Weather is a real factor. Wet conditions slow everything and can force you to reschedule. Hot weather means more water handling and slower output. Build a small weather contingency into the labor hours for any job that runs more than a few days.
Common Mistakes
- Using one production rate for all complexity levels. A flat rate across shrubs, pavers, and sod guarantees you underbid something.
- Forgetting mobilization, cleanup, and punch list hours. Load in, load out, final rake, and touch up can add 8 to 15 percent to field labor.
- Not burdening the labor rate. Bidding at the bare wage ignores taxes, workers comp, insurance, and benefits, and you will lose money on every hour.
- Ignoring access conditions that slow the crew. A bad access route can double the time on material handling alone.
- Leaving equipment hours out.
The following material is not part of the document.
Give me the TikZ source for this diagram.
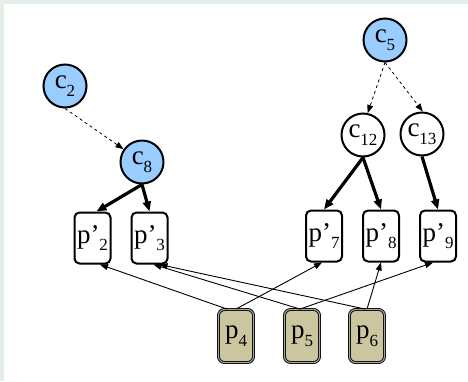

Skid steer, mini excavator, and truck hours are labor adjacent costs that belong in the estimate.
Putting It Together
For a representative scope of 5,000 SF site, 40 shrubs, 200 CY mulch, and 3,000 SF sod, a typical direct cost breakdown looks like this: materials at $3,800, labor at 56 hours in the $18 to $35 per hour range giving $1,680, for a direct cost of $5,480. The numbers are illustrative and vary by region, project size, and material choice. Use them as a sanity check against your own takeoff, not as a bid. When your own estimate lands within 10 percent of a range like this, you are probably in the right neighborhood. When it does not, walk back through the takeoff and the production rates before you adjust the wage.